*Your objective:* All of the data should be output character for character, except the pictures.
────
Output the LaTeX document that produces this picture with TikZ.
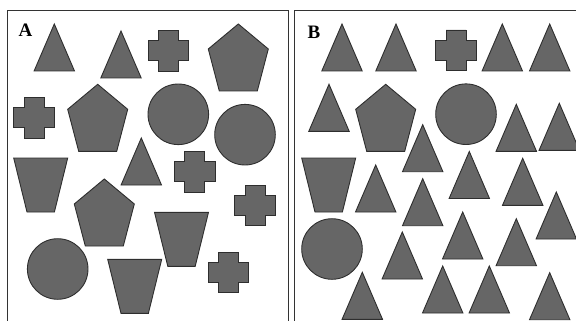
\documentclass[tikz,border=0pt]{standalone}
\usepackage{fontspec}
\setmainfont{Liberation Serif}
\usepackage{xcolor}
\usepackage{tikz}
\definecolor{ShapeFill}{HTML}{666666}
\definecolor{ShapeEdge}{HTML}{2E2E2E}
\definecolor{FrameEdge}{HTML}{333333}
\tikzset{
  figure/.style={draw=ShapeEdge,fill=ShapeFill,line width=0.9pt,line join=miter},
  frame/.style={draw=FrameEdge,line width=1pt},
  panel/.style={font=\fontsize{19}{19}\selectfont\bfseries,inner sep=0pt},
  tri/.pic={\path[figure] (0,0) -- (-20.2,47) -- (20.2,47) -- cycle;},
  plus/.pic={\path[figure] (-10,-20.3) -- (10,-20.3) -- (10,-10) -- (20.3,-10) -- (20.3,10)
    -- (10,10) -- (10,20.3) -- (-10,20.3) -- (-10,10) -- (-20.3,10) -- (-20.3,-10)
    -- (-10,-10) -- cycle;},
  penta/.pic={\path[figure] (0,0) -- (30,25) -- (19,67) -- (-19,67) -- (-30,25) -- cycle;},
  trap/.pic={\path[figure] (-27,0) -- (27,0) -- (13.7,54) -- (-13.7,54) -- cycle;},
  disc/.pic={\path[figure] (0,0) circle (30.3);}
}

\begin{document}
\begin{tikzpicture}[x=1pt,y=-1pt]
  \useasboundingbox (0,0) rectangle (576,321);
  % frames
  \draw[frame] (7.3,321) -- (7.3,10.7) -- (288.7,10.7) -- (288.7,321);
  \draw[frame] (294.7,321) -- (294.7,10.7) -- (577,10.7);
  \node[panel] (labA) at (25.5,30.5) {A};
  \node[panel] (labB) at (314,32.5) {B};
  % panel A
  \pic at (54.3,24) {tri};
  \pic at (121,31) {tri};
  \pic at (168.3,50.7) {plus};
  \pic at (238.3,24) {penta};
  \pic at (34.2,117.8) {plus};
  \pic at (97.7,84.3) {penta};
  \pic at (178.3,114.3) {disc};
  \pic at (245,134.7) {disc};
  \pic at (40.7,158) {trap};
  \pic at (141.3,138) {tri};
  \pic at (194.8,171.8) {plus};
  \pic at (255.2,205.5) {plus};
  \pic at (104.3,179) {penta};
  \pic at (181.5,212.3) {trap};
  \pic at (57.7,269) {disc};
  \pic at (134.7,259.3) {trap};
  \pic at (228.3,272.5) {plus};
  % panel B
  \foreach \x/\y in {342/24,396/24,502.3/24,549.7/24,329/84.3,516.3/104.3,559.3/103.3,
    422.7/124.7,375.7/165,469.3/151.5,522.7/158.3,422.7/178.7,556.3/192,462.7/212,
    516.3/218.7,402.3/232,362.3/272.3,442.7/266,489.3/266,549.7/272.7}
    \pic at (\x,\y) {tri};
  \pic at (456,50.3) {plus};
  \pic at (385.7,84.3) {penta};
  \pic at (466,114.2) {disc};
  \pic at (328.7,158) {trap};
  \pic at (332,249) {disc};
\end{tikzpicture}
\end{document}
────
*Answer in full:*
Output the LaTeX document that produces this picture with TikZ.
\documentclass[tikz,border=0pt]{standalone}
\usepackage{fontspec}
\setmainfont{Liberation Serif}
\usepackage{xcolor}
\usepackage{tikz}
\definecolor{ShapeFill}{HTML}{666666}
\definecolor{ShapeEdge}{HTML}{2E2E2E}
\definecolor{FrameEdge}{HTML}{333333}
\tikzset{
  figure/.style={draw=ShapeEdge,fill=ShapeFill,line width=0.9pt,line join=miter},
  frame/.style={draw=FrameEdge,line width=1pt},
  panel/.style={font=\fontsize{19}{19}\selectfont\bfseries,inner sep=0pt},
  tri/.pic={\path[figure] (0,0) -- (-20.2,47) -- (20.2,47) -- cycle;},
  plus/.pic={\path[figure] (-10,-20.3) -- (10,-20.3) -- (10,-10) -- (20.3,-10) -- (20.3,10)
    -- (10,10) -- (10,20.3) -- (-10,20.3) -- (-10,10) -- (-20.3,10) -- (-20.3,-10)
    -- (-10,-10) -- cycle;},
  penta/.pic={\path[figure] (0,0) -- (30,25) -- (19,67) -- (-19,67) -- (-30,25) -- cycle;},
  trap/.pic={\path[figure] (-27,0) -- (27,0) -- (13.7,54) -- (-13.7,54) -- cycle;},
  disc/.pic={\path[figure] (0,0) circle (30.3);}
}

\begin{document}
\begin{tikzpicture}[x=1pt,y=-1pt]
  \useasboundingbox (0,0) rectangle (576,321);
  % frames
  \draw[frame] (7.3,321) -- (7.3,10.7) -- (288.7,10.7) -- (288.7,321);
  \draw[frame] (294.7,321) -- (294.7,10.7) -- (577,10.7);
  \node[panel] (labA) at (25.5,30.5) {A};
  \node[panel] (labB) at (314,32.5) {B};
  % panel A
  \pic at (54.3,24) {tri};
  \pic at (121,31) {tri};
  \pic at (168.3,50.7) {plus};
  \pic at (238.3,24) {penta};
  \pic at (34.2,117.8) {plus};
  \pic at (97.7,84.3) {penta};
  \pic at (178.3,114.3) {disc};
  \pic at (245,134.7) {disc};
  \pic at (40.7,158) {trap};
  \pic at (141.3,138) {tri};
  \pic at (194.8,171.8) {plus};
  \pic at (255.2,205.5) {plus};
  \pic at (104.3,179) {penta};
  \pic at (181.5,212.3) {trap};
  \pic at (57.7,269) {disc};
  \pic at (134.7,259.3) {trap};
  \pic at (228.3,272.5) {plus};
  % panel B
  \foreach \x/\y in {342/24,396/24,502.3/24,549.7/24,329/84.3,516.3/104.3,559.3/103.3,
    422.7/124.7,375.7/165,469.3/151.5,522.7/158.3,422.7/178.7,556.3/192,462.7/212,
    516.3/218.7,402.3/232,362.3/272.3,442.7/266,489.3/266,549.7/272.7}
    \pic at (\x,\y) {tri};
  \pic at (456,50.3) {plus};
  \pic at (385.7,84.3) {penta};
  \pic at (466,114.2) {disc};
  \pic at (328.7,158) {trap};
  \pic at (332,249) {disc};
\end{tikzpicture}
\end{document}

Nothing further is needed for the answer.